— start of Data block —
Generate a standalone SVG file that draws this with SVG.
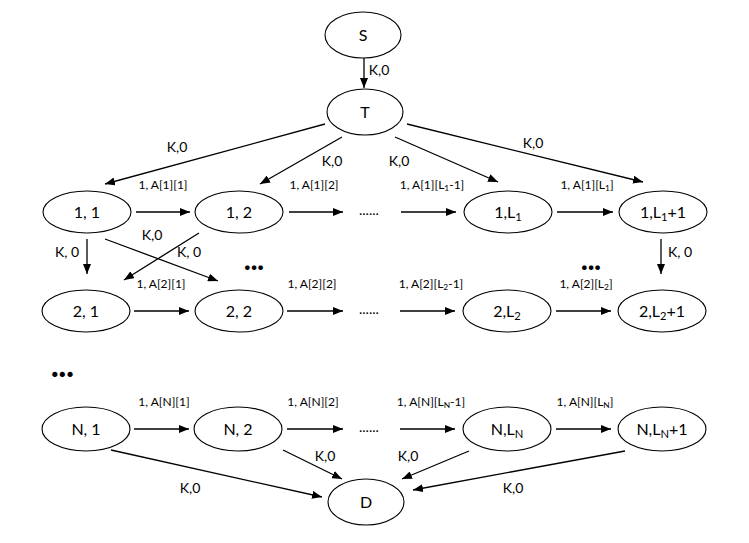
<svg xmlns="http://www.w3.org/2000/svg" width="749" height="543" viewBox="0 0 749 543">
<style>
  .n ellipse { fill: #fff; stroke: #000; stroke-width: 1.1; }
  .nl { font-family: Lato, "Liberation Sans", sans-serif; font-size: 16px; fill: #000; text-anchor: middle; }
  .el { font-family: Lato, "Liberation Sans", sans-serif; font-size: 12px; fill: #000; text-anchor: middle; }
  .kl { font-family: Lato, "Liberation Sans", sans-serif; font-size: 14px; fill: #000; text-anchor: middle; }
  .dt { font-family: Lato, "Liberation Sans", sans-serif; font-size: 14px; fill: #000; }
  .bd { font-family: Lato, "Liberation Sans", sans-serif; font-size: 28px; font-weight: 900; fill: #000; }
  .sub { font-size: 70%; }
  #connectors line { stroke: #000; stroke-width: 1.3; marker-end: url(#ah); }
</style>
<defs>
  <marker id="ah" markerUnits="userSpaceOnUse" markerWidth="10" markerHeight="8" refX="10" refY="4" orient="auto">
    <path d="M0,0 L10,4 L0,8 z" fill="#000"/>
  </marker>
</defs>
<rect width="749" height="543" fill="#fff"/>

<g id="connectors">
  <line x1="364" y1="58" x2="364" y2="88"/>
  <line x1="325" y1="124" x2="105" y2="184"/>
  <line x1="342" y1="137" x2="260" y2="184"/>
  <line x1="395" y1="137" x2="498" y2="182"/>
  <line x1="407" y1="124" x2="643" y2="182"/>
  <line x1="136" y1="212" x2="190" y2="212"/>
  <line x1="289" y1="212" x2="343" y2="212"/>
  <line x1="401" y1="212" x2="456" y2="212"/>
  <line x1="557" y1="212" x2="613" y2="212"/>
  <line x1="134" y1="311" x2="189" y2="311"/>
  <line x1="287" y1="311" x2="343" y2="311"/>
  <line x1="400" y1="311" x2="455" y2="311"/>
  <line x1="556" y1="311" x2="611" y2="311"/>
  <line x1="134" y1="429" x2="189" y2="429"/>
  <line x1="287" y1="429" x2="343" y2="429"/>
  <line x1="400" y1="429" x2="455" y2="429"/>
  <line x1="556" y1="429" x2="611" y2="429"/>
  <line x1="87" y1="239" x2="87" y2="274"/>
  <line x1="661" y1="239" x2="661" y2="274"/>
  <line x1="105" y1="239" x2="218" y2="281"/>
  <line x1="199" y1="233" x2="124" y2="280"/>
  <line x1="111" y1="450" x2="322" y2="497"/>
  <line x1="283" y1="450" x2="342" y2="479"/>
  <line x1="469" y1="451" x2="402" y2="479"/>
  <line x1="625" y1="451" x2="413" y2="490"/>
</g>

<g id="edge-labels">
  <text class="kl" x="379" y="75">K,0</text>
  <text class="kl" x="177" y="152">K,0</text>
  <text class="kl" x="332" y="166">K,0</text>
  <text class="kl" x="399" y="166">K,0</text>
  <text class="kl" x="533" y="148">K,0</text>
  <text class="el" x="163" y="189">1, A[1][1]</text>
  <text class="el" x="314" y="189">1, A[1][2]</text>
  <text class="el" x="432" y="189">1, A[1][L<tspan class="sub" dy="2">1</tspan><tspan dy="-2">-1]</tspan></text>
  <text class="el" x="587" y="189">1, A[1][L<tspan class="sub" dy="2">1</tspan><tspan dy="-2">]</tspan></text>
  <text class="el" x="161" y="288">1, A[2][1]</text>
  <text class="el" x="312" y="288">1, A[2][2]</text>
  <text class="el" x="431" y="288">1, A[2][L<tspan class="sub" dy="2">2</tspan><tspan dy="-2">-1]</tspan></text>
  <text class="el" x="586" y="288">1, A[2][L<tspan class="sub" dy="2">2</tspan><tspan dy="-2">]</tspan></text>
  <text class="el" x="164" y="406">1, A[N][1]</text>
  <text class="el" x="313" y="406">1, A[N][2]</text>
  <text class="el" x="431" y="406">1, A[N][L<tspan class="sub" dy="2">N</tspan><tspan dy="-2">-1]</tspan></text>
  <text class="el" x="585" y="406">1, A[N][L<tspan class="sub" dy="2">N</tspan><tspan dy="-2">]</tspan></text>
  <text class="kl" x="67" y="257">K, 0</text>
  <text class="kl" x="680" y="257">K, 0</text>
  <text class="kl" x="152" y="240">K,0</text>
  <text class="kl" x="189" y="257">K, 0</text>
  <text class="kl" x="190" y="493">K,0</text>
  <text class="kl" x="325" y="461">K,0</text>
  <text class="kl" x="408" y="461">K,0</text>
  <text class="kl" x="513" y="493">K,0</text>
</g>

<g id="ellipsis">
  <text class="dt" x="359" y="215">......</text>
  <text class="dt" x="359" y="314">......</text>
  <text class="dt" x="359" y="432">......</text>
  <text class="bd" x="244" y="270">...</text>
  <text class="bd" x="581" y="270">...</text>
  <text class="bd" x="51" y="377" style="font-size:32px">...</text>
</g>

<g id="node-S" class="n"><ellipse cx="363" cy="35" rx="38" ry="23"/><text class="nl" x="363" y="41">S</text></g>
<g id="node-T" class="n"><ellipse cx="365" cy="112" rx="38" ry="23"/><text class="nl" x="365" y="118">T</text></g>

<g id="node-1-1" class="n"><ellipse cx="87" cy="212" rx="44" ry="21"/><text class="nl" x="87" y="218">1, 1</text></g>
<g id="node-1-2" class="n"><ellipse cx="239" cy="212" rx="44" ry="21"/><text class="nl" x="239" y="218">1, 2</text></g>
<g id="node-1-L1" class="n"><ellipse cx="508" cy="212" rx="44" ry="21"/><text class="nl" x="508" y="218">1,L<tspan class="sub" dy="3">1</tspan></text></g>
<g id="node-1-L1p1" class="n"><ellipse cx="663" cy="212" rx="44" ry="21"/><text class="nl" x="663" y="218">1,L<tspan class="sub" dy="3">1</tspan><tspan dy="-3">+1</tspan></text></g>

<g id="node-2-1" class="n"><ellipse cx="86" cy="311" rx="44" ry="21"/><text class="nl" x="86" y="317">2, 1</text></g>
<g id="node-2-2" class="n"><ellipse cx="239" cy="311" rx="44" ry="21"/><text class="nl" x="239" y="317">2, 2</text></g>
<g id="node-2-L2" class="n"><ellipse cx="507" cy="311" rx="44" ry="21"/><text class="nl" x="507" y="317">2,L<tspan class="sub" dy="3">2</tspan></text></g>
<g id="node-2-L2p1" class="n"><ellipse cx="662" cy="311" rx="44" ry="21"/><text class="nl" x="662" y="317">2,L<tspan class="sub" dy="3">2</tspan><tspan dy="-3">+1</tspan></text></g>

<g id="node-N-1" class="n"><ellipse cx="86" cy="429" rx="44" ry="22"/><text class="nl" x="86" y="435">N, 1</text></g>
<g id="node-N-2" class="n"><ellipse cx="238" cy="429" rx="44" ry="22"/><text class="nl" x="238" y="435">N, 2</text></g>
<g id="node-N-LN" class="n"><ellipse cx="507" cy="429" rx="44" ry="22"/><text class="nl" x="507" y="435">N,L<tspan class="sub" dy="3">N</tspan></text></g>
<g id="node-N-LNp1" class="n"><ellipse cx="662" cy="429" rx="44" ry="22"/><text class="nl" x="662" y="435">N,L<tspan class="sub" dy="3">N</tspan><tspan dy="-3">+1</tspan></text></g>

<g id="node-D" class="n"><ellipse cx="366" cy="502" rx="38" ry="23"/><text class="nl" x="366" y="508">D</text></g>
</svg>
— end of Data block —
Exercise directions
Exclude the images, then output the data above word for word.

Final answer
Generate a standalone SVG file that draws this with SVG.
<svg xmlns="http://www.w3.org/2000/svg" width="749" height="543" viewBox="0 0 749 543">
<style>
  .n ellipse { fill: #fff; stroke: #000; stroke-width: 1.1; }
  .nl { font-family: Lato, "Liberation Sans", sans-serif; font-size: 16px; fill: #000; text-anchor: middle; }
  .el { font-family: Lato, "Liberation Sans", sans-serif; font-size: 12px; fill: #000; text-anchor: middle; }
  .kl { font-family: Lato, "Liberation Sans", sans-serif; font-size: 14px; fill: #000; text-anchor: middle; }
  .dt { font-family: Lato, "Liberation Sans", sans-serif; font-size: 14px; fill: #000; }
  .bd { font-family: Lato, "Liberation Sans", sans-serif; font-size: 28px; font-weight: 900; fill: #000; }
  .sub { font-size: 70%; }
  #connectors line { stroke: #000; stroke-width: 1.3; marker-end: url(#ah); }
</style>
<defs>
  <marker id="ah" markerUnits="userSpaceOnUse" markerWidth="10" markerHeight="8" refX="10" refY="4" orient="auto">
    <path d="M0,0 L10,4 L0,8 z" fill="#000"/>
  </marker>
</defs>
<rect width="749" height="543" fill="#fff"/>

<g id="connectors">
  <line x1="364" y1="58" x2="364" y2="88"/>
  <line x1="325" y1="124" x2="105" y2="184"/>
  <line x1="342" y1="137" x2="260" y2="184"/>
  <line x1="395" y1="137" x2="498" y2="182"/>
  <line x1="407" y1="124" x2="643" y2="182"/>
  <line x1="136" y1="212" x2="190" y2="212"/>
  <line x1="289" y1="212" x2="343" y2="212"/>
  <line x1="401" y1="212" x2="456" y2="212"/>
  <line x1="557" y1="212" x2="613" y2="212"/>
  <line x1="134" y1="311" x2="189" y2="311"/>
  <line x1="287" y1="311" x2="343" y2="311"/>
  <line x1="400" y1="311" x2="455" y2="311"/>
  <line x1="556" y1="311" x2="611" y2="311"/>
  <line x1="134" y1="429" x2="189" y2="429"/>
  <line x1="287" y1="429" x2="343" y2="429"/>
  <line x1="400" y1="429" x2="455" y2="429"/>
  <line x1="556" y1="429" x2="611" y2="429"/>
  <line x1="87" y1="239" x2="87" y2="274"/>
  <line x1="661" y1="239" x2="661" y2="274"/>
  <line x1="105" y1="239" x2="218" y2="281"/>
  <line x1="199" y1="233" x2="124" y2="280"/>
  <line x1="111" y1="450" x2="322" y2="497"/>
  <line x1="283" y1="450" x2="342" y2="479"/>
  <line x1="469" y1="451" x2="402" y2="479"/>
  <line x1="625" y1="451" x2="413" y2="490"/>
</g>

<g id="edge-labels">
  <text class="kl" x="379" y="75">K,0</text>
  <text class="kl" x="177" y="152">K,0</text>
  <text class="kl" x="332" y="166">K,0</text>
  <text class="kl" x="399" y="166">K,0</text>
  <text class="kl" x="533" y="148">K,0</text>
  <text class="el" x="163" y="189">1, A[1][1]</text>
  <text class="el" x="314" y="189">1, A[1][2]</text>
  <text class="el" x="432" y="189">1, A[1][L<tspan class="sub" dy="2">1</tspan><tspan dy="-2">-1]</tspan></text>
  <text class="el" x="587" y="189">1, A[1][L<tspan class="sub" dy="2">1</tspan><tspan dy="-2">]</tspan></text>
  <text class="el" x="161" y="288">1, A[2][1]</text>
  <text class="el" x="312" y="288">1, A[2][2]</text>
  <text class="el" x="431" y="288">1, A[2][L<tspan class="sub" dy="2">2</tspan><tspan dy="-2">-1]</tspan></text>
  <text class="el" x="586" y="288">1, A[2][L<tspan class="sub" dy="2">2</tspan><tspan dy="-2">]</tspan></text>
  <text class="el" x="164" y="406">1, A[N][1]</text>
  <text class="el" x="313" y="406">1, A[N][2]</text>
  <text class="el" x="431" y="406">1, A[N][L<tspan class="sub" dy="2">N</tspan><tspan dy="-2">-1]</tspan></text>
  <text class="el" x="585" y="406">1, A[N][L<tspan class="sub" dy="2">N</tspan><tspan dy="-2">]</tspan></text>
  <text class="kl" x="67" y="257">K, 0</text>
  <text class="kl" x="680" y="257">K, 0</text>
  <text class="kl" x="152" y="240">K,0</text>
  <text class="kl" x="189" y="257">K, 0</text>
  <text class="kl" x="190" y="493">K,0</text>
  <text class="kl" x="325" y="461">K,0</text>
  <text class="kl" x="408" y="461">K,0</text>
  <text class="kl" x="513" y="493">K,0</text>
</g>

<g id="ellipsis">
  <text class="dt" x="359" y="215">......</text>
  <text class="dt" x="359" y="314">......</text>
  <text class="dt" x="359" y="432">......</text>
  <text class="bd" x="244" y="270">...</text>
  <text class="bd" x="581" y="270">...</text>
  <text class="bd" x="51" y="377" style="font-size:32px">...</text>
</g>

<g id="node-S" class="n"><ellipse cx="363" cy="35" rx="38" ry="23"/><text class="nl" x="363" y="41">S</text></g>
<g id="node-T" class="n"><ellipse cx="365" cy="112" rx="38" ry="23"/><text class="nl" x="365" y="118">T</text></g>

<g id="node-1-1" class="n"><ellipse cx="87" cy="212" rx="44" ry="21"/><text class="nl" x="87" y="218">1, 1</text></g>
<g id="node-1-2" class="n"><ellipse cx="239" cy="212" rx="44" ry="21"/><text class="nl" x="239" y="218">1, 2</text></g>
<g id="node-1-L1" class="n"><ellipse cx="508" cy="212" rx="44" ry="21"/><text class="nl" x="508" y="218">1,L<tspan class="sub" dy="3">1</tspan></text></g>
<g id="node-1-L1p1" class="n"><ellipse cx="663" cy="212" rx="44" ry="21"/><text class="nl" x="663" y="218">1,L<tspan class="sub" dy="3">1</tspan><tspan dy="-3">+1</tspan></text></g>

<g id="node-2-1" class="n"><ellipse cx="86" cy="311" rx="44" ry="21"/><text class="nl" x="86" y="317">2, 1</text></g>
<g id="node-2-2" class="n"><ellipse cx="239" cy="311" rx="44" ry="21"/><text class="nl" x="239" y="317">2, 2</text></g>
<g id="node-2-L2" class="n"><ellipse cx="507" cy="311" rx="44" ry="21"/><text class="nl" x="507" y="317">2,L<tspan class="sub" dy="3">2</tspan></text></g>
<g id="node-2-L2p1" class="n"><ellipse cx="662" cy="311" rx="44" ry="21"/><text class="nl" x="662" y="317">2,L<tspan class="sub" dy="3">2</tspan><tspan dy="-3">+1</tspan></text></g>

<g id="node-N-1" class="n"><ellipse cx="86" cy="429" rx="44" ry="22"/><text class="nl" x="86" y="435">N, 1</text></g>
<g id="node-N-2" class="n"><ellipse cx="238" cy="429" rx="44" ry="22"/><text class="nl" x="238" y="435">N, 2</text></g>
<g id="node-N-LN" class="n"><ellipse cx="507" cy="429" rx="44" ry="22"/><text class="nl" x="507" y="435">N,L<tspan class="sub" dy="3">N</tspan></text></g>
<g id="node-N-LNp1" class="n"><ellipse cx="662" cy="429" rx="44" ry="22"/><text class="nl" x="662" y="435">N,L<tspan class="sub" dy="3">N</tspan><tspan dy="-3">+1</tspan></text></g>

<g id="node-D" class="n"><ellipse cx="366" cy="502" rx="38" ry="23"/><text class="nl" x="366" y="508">D</text></g>
</svg>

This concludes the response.